Bangers and mash (mashed potatoes and sausage)

“We do a weekly menu now where we change out five or six items,” says Clarke. “But the bangers and mash, the shepherd’s pie, the fish and chips – these have never changed on the menu.” Clarke has run the kitchen since its inception, and still makes all the sauces and soups from scratch. “It’s something we are very proud of,” he says. 

Keeping it real, John Martin’s is now expanding its offerings of Irish whiskey, which is coincidentally a hot growth area in the liquor business. Among the latest he’s added to his Jameson’s and Bushmills’ are Claddagh, Clonakilty, and Teeling. If you are lucky, you might come in one night when there is a tasting going on. 
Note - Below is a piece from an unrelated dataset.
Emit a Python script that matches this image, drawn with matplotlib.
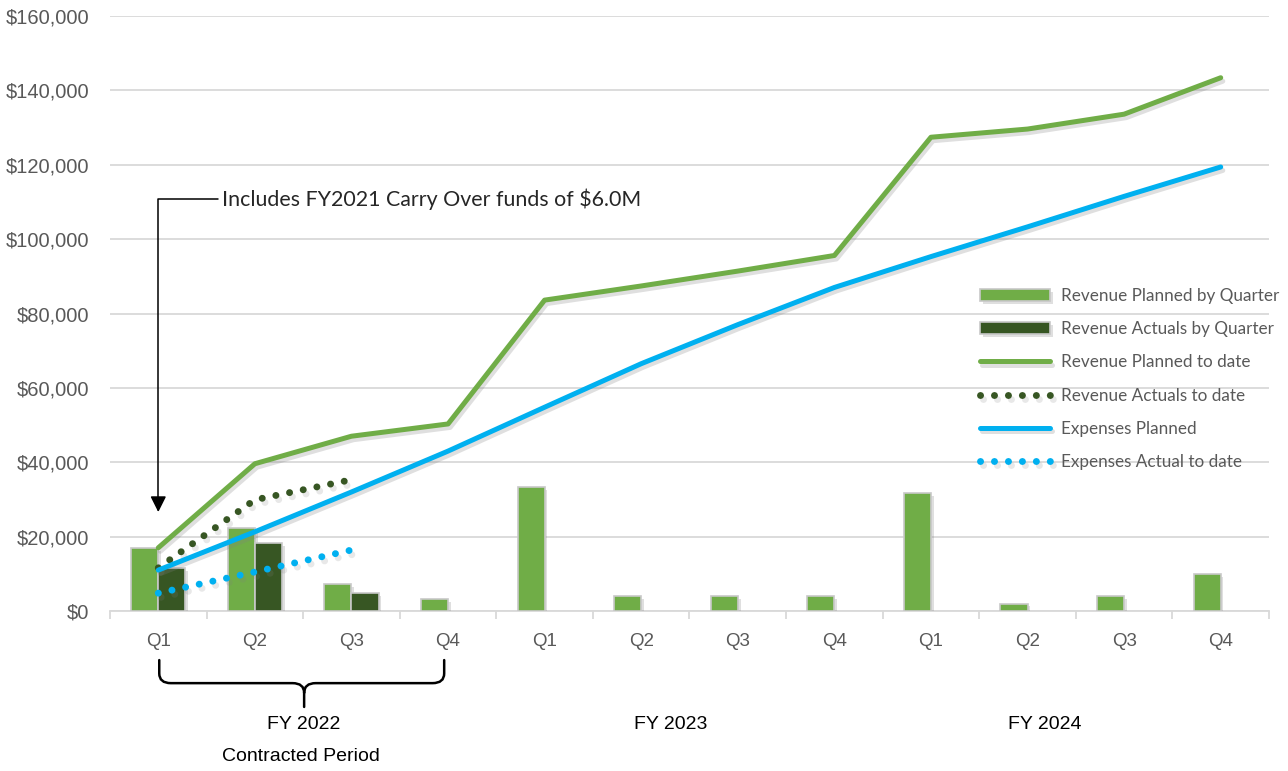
import numpy as np
import matplotlib
matplotlib.use("Agg")
import matplotlib.pyplot as plt
import matplotlib.patheffects as pe
from matplotlib.path import Path
from matplotlib.patches import PathPatch
from matplotlib.ticker import FuncFormatter, MultipleLocator

# data
quarters = ['Q1', 'Q2', 'Q3', 'Q4', 'Q1', 'Q2', 'Q3', 'Q4', 'Q1', 'Q2', 'Q3', 'Q4']
rev_planned_q = [17000, 22200, 7300, 3300, 33400, 4000, 4000, 4000, 31800, 2000, 4000, 10000]
rev_actual_q = [11600, 18300, 4900]
rev_planned_cum = [17000, 39600, 47000, 50300, 83600, 87400, 91400, 95600, 127400, 129600, 133600, 143400]
rev_actual_cum = [11600, 29900, 35300]
exp_planned = [11000, 21300, 32000, 43000, 54800, 66500, 77000, 87000, 95300, 103300, 111500, 119400]
exp_actual_cum = [4800, 10500, 16400]
years = ['FY 2022', 'FY 2023', 'FY 2024']
note = 'Includes FY2021 Carry Over funds of $6.0M'

light_green = '#70AD47'
dark_green = '#375623'
blue = '#00B0F0'
grid_gray = '#D9D9D9'
label_gray = '#595959'

axis_font = 'Liberation Sans'
note_font = 'Lato'

fig = plt.figure(figsize=(12.88, 7.71), dpi=100)
ax = fig.add_axes([110 / 1288, 1 - 611 / 771, 1159 / 1288, 595 / 771])

x = np.arange(len(quarters))
w = 0.28
shadow = [pe.SimpleLineShadow(offset=(1.5, -2.5), shadow_color='gray', alpha=0.25), pe.Normal()]
dot_shadow = [pe.SimpleLineShadow(offset=(2, -3), shadow_color='gray', alpha=0.18), pe.Normal()]
bar_shadow = [pe.SimplePatchShadow(offset=(2, -2), shadow_rgbFace='gray', alpha=0.25), pe.Normal()]

b1 = ax.bar(x - w / 2, rev_planned_q, width=w, color=light_green, edgecolor='#C8C8C8',
            linewidth=1.2, label='Revenue Planned by Quarter', zorder=3)
b2 = ax.bar(x[:len(rev_actual_q)] + w / 2, rev_actual_q, width=w, color=dark_green,
            edgecolor='#C8C8C8', linewidth=1.2, label='Revenue Actuals by Quarter', zorder=3)
for p in list(b1) + list(b2):
    p.set_path_effects(bar_shadow)

l1, = ax.plot(x, rev_planned_cum, color=light_green, lw=3.6, solid_capstyle='round',
              label='Revenue Planned to date', zorder=4, path_effects=shadow)
l2, = ax.plot(x[:len(rev_actual_cum)], rev_actual_cum, color=dark_green, lw=5,
              linestyle=(0, (0.01, 2.0)), dash_capstyle='round',
              label='Revenue Actuals to date', zorder=4, path_effects=dot_shadow)
l3, = ax.plot(x, exp_planned, color=blue, lw=3.6, solid_capstyle='round',
              label='Expenses Planned', zorder=5, path_effects=shadow)
l4, = ax.plot(x[:len(exp_actual_cum)], exp_actual_cum, color=blue, lw=5,
              linestyle=(0, (0.01, 2.0)), dash_capstyle='round',
              label='Expenses Actual to date', zorder=5, path_effects=dot_shadow)

# axes styling
ax.set_xlim(-0.5, 11.5)
ax.set_ylim(0, 160000)
ax.yaxis.set_major_locator(MultipleLocator(20000))
ax.yaxis.set_major_formatter(FuncFormatter(lambda v, _: '${:,.0f}'.format(v)))
ax.grid(axis='y', color=grid_gray, lw=1.3, zorder=0)
ax.set_axisbelow(True)
for s in ['top', 'right', 'left']:
    ax.spines[s].set_visible(False)
ax.spines['bottom'].set_color(grid_gray)
ax.spines['bottom'].set_linewidth(1.3)
ax.set_xticks(x)
ax.set_xticklabels(quarters)
ax.set_xticks(np.arange(-0.5, 12, 1), minor=True)
ax.tick_params(axis='x', which='major', length=0, pad=16, labelsize=13.5,
               labelcolor=label_gray)
ax.tick_params(axis='x', which='minor', length=6, color=grid_gray, width=1.3)
ax.tick_params(axis='y', length=0, pad=15, labelsize=14.5, labelcolor=label_gray)
for lab in ax.get_xticklabels() + ax.get_yticklabels():
    lab.set_fontfamily(axis_font)

# fiscal year labels under the quarters
year_pos = [1.51, 5.31, 9.18]
for xp, yl in zip(year_pos, years):
    ax.text(xp, -30500, yl, ha='center', va='center', fontsize=14,
            family=axis_font, color='black', clip_on=False)
ax.text(1.48, -39000, 'Contracted Period', ha='center', va='center', fontsize=14,
        family=axis_font, color='black', clip_on=False)

# curly brace below FY 2022
x0, x1, xm = 0.01, 2.96, 1.51
yt, ym, yb = -13200, -19400, -25800
rx, ry = 0.12, 2600
verts = [(x0, yt), (x0, ym + ry), (x0, ym), (x0 + rx, ym), (xm - rx, ym), (xm, ym), (xm, ym - ry), (xm, yb),
         (x1, yt), (x1, ym + ry), (x1, ym), (x1 - rx, ym), (xm + rx, ym), (xm, ym), (xm, ym - ry)]
codes = [Path.MOVETO, Path.LINETO, Path.CURVE3, Path.CURVE3, Path.LINETO, Path.CURVE3, Path.CURVE3, Path.LINETO,
         Path.MOVETO, Path.LINETO, Path.CURVE3, Path.CURVE3, Path.LINETO, Path.CURVE3, Path.CURVE3]
ax.add_patch(PathPatch(Path(verts, codes), fill=False, lw=1.8, color='black',
                       clip_on=False, capstyle='round'))

# carry over note with elbow arrow
ax.annotate('', xy=(0, 26600), xytext=(0.62, 110800),
            arrowprops=dict(arrowstyle='-|>', connectionstyle='angle,angleA=0,angleB=90,rad=0',
                            color='black', lw=1.1, mutation_scale=24, shrinkA=0, shrinkB=0),
            zorder=6)
ax.text(0.66, 110800, note, ha='left', va='center', fontsize=15.4, family=note_font,
        color='#262626')

leg = fig.legend(handles=[b1, b2, l1, l2, l3, l4], loc='center left',
                 bbox_to_anchor=(980 / 1288, 1 - 379 / 771),
                 frameon=False, prop={'family': note_font, 'size': 12.3},
                 handlelength=4.1, handletextpad=0.62, labelspacing=1.0,
                 borderpad=0, borderaxespad=0)
for t in leg.get_texts():
    t.set_color(label_gray)

fig.savefig('out.png', dpi=100)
Today, Miracle Mile is a far cry from what it was when John Martin’s first started. With new competition coming from other nightspots, the bar at John Martin’s is not as jammed. “We do get a good crowd in here at night, but it’s not like it used to be,” says Lynch. “In the early days, there weren’t many acts in town like this. Now you have roughly the same population but you’ve got hundreds more restaurants, so the whole business has been diluted.” 

The bangers and mash, the shepherd’s pie, the fish and chips – these have never changed on the menu…

Co-owner John Clarke

Nonetheless, John Martin’s keeps it going with a spate of regulars, and lots of private-party business. They also cater to special clients with special programming, like a Saturday late-night happy hour from 10 p.m. to midnight. Or “open mic night” on Sundays at 8 pm… “It’s for all of the frustrated musicians who thought they were Led Zeppelin when they were younger,” says Lynch. “Now they are attorneys and doctors and advertising executives. They all come in and play music, and they are appreciated.”